### Record list
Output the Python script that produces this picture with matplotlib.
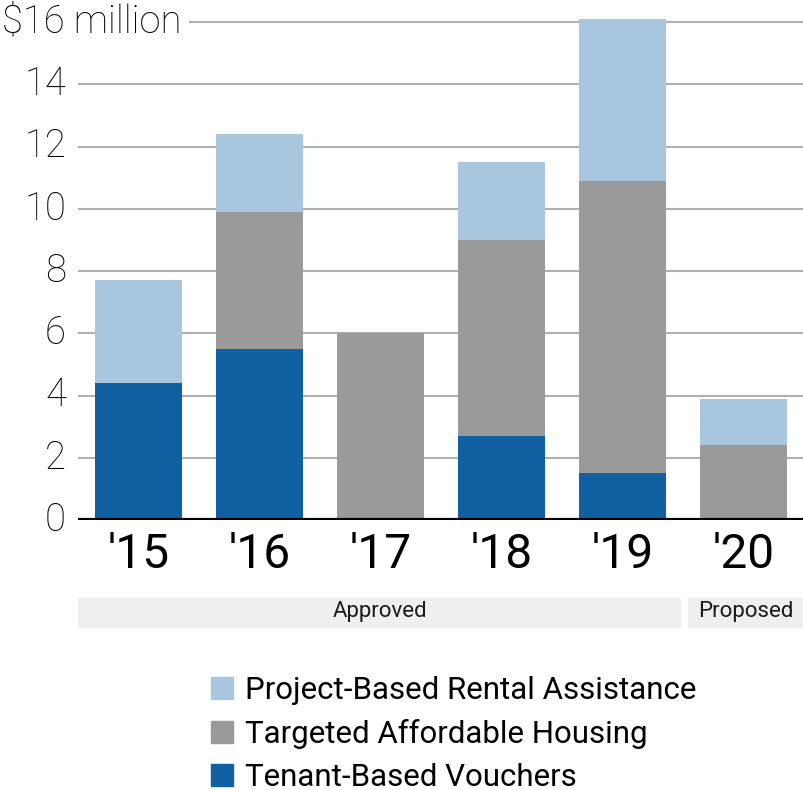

* * *

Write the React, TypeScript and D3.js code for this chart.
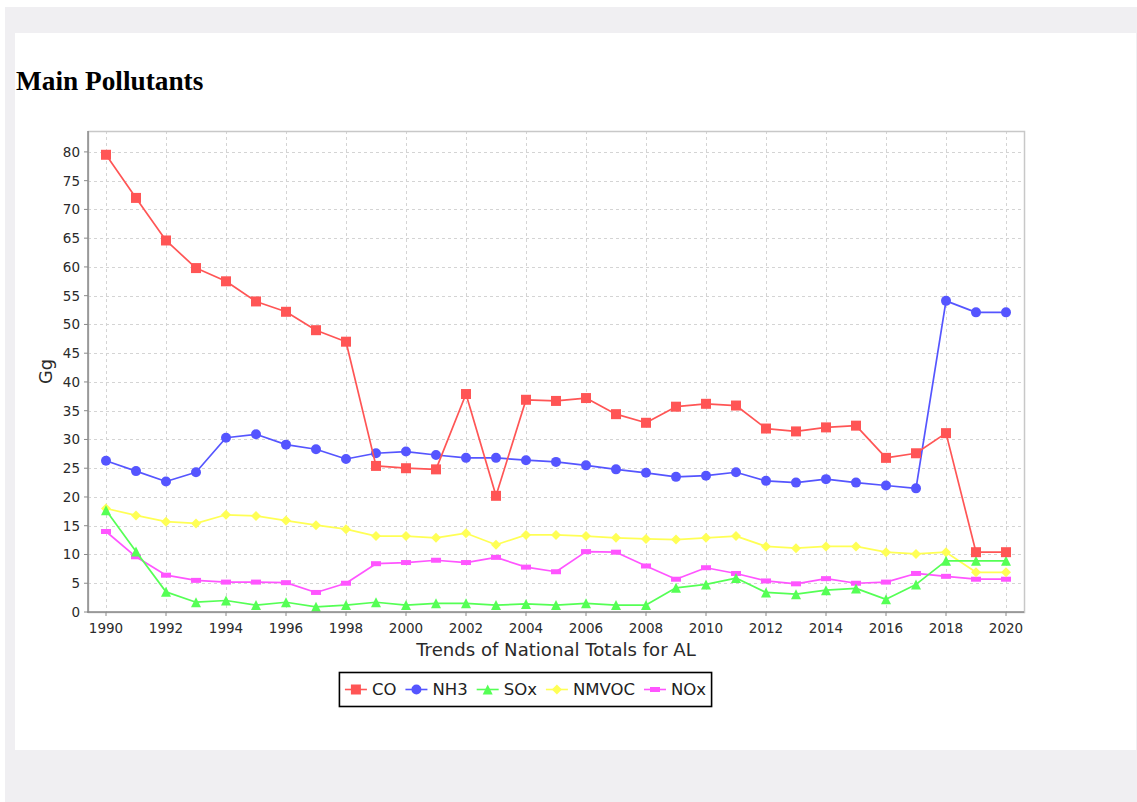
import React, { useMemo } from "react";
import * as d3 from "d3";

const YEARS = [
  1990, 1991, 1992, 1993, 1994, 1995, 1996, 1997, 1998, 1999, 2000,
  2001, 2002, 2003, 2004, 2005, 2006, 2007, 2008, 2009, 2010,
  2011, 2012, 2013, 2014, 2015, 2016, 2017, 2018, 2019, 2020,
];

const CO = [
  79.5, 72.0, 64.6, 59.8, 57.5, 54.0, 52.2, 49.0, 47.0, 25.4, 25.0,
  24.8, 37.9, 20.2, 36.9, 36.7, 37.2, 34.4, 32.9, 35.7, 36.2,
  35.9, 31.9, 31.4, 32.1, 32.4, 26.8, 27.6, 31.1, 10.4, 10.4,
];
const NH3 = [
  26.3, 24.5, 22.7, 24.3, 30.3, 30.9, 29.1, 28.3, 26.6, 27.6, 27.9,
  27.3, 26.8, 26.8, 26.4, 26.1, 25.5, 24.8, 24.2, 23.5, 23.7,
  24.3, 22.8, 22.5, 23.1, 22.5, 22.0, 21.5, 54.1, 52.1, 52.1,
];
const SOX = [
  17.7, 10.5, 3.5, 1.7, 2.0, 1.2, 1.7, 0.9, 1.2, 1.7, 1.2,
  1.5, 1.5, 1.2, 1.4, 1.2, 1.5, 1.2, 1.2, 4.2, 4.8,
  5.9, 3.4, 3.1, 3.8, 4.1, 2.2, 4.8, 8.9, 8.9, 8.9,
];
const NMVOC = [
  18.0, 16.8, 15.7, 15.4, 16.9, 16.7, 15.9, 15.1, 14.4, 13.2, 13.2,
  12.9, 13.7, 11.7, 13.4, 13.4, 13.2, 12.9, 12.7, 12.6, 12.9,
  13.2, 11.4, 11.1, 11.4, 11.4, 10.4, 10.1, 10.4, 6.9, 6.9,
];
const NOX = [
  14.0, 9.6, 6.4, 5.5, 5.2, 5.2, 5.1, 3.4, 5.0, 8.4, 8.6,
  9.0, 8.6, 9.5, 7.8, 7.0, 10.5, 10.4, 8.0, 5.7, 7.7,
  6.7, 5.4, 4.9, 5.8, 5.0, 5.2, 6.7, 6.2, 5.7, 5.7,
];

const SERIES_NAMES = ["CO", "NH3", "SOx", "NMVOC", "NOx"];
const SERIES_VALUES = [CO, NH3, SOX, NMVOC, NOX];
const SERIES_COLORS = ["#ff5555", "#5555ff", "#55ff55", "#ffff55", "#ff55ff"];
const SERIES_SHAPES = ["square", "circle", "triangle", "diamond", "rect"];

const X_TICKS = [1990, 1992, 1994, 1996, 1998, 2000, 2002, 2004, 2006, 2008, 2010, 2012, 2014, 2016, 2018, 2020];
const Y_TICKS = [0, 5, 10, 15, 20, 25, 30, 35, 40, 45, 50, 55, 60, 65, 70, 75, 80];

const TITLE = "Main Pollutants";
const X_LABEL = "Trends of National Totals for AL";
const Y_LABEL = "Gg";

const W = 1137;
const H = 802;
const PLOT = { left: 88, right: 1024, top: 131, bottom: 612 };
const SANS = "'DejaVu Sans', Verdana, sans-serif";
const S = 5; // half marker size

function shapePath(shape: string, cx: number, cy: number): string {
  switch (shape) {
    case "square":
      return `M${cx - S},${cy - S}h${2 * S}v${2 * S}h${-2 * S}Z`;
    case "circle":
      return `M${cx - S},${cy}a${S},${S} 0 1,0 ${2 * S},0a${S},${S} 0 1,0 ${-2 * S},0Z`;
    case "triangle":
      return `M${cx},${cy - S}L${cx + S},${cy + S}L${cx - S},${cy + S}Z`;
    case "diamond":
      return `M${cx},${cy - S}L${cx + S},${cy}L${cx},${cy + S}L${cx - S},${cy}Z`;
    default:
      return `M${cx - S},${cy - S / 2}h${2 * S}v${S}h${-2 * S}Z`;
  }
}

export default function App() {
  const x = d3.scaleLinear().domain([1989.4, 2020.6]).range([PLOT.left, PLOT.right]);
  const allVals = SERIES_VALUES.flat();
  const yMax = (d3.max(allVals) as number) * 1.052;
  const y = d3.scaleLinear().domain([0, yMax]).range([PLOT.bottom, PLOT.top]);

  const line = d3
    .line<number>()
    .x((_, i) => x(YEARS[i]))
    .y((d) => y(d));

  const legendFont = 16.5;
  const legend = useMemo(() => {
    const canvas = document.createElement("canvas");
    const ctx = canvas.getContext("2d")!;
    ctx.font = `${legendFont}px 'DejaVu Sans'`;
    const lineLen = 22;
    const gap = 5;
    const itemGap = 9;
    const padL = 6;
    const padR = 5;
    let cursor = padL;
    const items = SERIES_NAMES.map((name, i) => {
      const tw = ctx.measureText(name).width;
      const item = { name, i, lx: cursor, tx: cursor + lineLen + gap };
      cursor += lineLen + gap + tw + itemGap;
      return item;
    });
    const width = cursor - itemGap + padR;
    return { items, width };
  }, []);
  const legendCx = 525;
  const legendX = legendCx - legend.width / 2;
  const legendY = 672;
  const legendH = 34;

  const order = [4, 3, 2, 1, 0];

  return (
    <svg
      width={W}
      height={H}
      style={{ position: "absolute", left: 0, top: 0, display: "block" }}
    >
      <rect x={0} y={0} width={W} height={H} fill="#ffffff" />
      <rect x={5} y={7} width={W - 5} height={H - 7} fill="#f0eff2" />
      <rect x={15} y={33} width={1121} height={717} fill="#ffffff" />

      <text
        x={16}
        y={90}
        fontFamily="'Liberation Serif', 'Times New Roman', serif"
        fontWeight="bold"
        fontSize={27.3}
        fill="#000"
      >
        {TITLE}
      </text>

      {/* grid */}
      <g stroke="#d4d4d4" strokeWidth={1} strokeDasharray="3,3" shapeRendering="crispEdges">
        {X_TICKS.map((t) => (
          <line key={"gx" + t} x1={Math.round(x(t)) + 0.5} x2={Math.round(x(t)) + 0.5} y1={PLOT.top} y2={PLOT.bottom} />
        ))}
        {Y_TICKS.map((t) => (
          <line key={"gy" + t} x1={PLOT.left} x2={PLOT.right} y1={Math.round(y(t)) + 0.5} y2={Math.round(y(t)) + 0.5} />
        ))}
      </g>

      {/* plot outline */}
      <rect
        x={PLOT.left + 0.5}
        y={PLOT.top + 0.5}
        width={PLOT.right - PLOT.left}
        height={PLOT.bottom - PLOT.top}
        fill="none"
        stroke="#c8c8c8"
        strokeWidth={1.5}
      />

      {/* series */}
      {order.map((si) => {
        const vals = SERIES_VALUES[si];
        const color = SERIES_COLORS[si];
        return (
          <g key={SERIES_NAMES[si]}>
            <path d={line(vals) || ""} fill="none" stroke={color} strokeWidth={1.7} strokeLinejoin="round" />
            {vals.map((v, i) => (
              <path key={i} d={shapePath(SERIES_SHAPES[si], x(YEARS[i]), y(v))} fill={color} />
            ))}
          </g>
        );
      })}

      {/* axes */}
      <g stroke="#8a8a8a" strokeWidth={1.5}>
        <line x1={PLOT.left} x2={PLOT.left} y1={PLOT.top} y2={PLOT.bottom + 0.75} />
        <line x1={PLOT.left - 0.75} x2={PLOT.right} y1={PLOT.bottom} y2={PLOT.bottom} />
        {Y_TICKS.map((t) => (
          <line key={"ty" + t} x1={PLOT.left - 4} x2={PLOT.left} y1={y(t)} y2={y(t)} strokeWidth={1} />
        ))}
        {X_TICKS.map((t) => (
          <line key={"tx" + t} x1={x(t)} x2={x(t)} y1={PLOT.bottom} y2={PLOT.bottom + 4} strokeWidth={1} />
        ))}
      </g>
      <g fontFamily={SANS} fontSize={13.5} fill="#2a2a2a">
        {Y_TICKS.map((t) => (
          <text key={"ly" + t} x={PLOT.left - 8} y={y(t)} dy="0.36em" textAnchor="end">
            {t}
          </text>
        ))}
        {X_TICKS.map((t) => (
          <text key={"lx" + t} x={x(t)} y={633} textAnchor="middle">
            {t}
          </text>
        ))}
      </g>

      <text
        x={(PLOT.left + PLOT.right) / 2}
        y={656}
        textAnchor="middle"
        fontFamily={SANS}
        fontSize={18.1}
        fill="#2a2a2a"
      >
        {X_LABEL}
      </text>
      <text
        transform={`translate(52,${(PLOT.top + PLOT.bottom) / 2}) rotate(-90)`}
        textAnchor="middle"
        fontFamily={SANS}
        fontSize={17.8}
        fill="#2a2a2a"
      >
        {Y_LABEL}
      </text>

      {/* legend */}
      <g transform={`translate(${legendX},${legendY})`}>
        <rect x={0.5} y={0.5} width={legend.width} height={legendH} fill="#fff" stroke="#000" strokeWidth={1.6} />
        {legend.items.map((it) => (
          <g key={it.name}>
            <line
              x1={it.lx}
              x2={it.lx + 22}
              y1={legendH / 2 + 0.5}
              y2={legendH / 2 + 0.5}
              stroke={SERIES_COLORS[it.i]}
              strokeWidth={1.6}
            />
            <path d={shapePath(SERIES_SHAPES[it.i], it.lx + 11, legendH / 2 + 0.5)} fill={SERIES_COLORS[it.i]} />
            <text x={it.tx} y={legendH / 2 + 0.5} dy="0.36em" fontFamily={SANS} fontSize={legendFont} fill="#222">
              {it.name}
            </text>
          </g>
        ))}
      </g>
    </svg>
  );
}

---

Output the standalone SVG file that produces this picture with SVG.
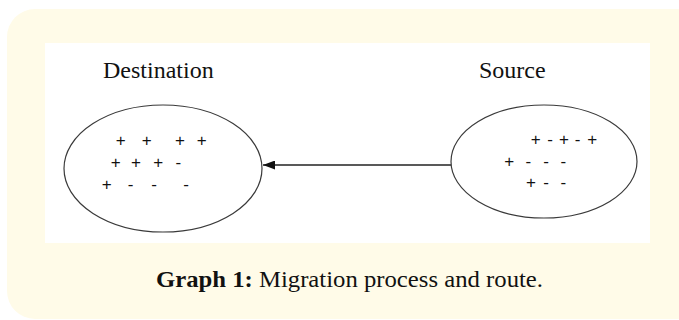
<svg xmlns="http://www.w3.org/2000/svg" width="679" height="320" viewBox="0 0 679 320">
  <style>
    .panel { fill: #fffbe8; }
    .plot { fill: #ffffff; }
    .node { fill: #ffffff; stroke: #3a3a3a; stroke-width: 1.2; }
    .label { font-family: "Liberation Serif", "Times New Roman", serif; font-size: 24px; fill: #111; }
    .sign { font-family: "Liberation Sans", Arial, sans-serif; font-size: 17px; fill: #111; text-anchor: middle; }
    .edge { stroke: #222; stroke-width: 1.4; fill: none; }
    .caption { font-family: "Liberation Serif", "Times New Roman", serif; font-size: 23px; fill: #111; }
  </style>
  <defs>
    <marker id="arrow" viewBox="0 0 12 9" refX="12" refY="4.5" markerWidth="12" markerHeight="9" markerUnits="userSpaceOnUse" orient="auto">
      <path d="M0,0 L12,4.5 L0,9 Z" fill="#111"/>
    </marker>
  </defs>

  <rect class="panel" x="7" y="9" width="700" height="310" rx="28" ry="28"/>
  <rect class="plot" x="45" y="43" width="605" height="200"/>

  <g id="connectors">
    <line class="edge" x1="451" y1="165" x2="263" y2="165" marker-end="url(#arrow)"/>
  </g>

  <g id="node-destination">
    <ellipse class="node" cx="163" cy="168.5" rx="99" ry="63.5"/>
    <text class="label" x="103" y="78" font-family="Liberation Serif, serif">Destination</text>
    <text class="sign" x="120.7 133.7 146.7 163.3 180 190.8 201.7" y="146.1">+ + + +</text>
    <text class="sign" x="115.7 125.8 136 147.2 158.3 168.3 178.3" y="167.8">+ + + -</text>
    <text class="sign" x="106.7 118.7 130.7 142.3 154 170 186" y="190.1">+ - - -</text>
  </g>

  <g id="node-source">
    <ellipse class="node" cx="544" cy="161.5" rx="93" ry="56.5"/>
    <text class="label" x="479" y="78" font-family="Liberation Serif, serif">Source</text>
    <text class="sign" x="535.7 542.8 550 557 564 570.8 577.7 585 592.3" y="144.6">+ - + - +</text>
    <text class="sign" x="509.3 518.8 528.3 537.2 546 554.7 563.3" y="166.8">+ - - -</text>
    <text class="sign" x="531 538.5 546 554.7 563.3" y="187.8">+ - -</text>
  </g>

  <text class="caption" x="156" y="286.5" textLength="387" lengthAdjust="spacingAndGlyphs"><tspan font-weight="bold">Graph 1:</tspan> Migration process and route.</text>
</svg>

### Directions
Where a line above holds the string "with", show that line.

### Answer to this exercise
Output the Python script that produces this picture with matplotlib.
Output the standalone SVG file that produces this picture with SVG.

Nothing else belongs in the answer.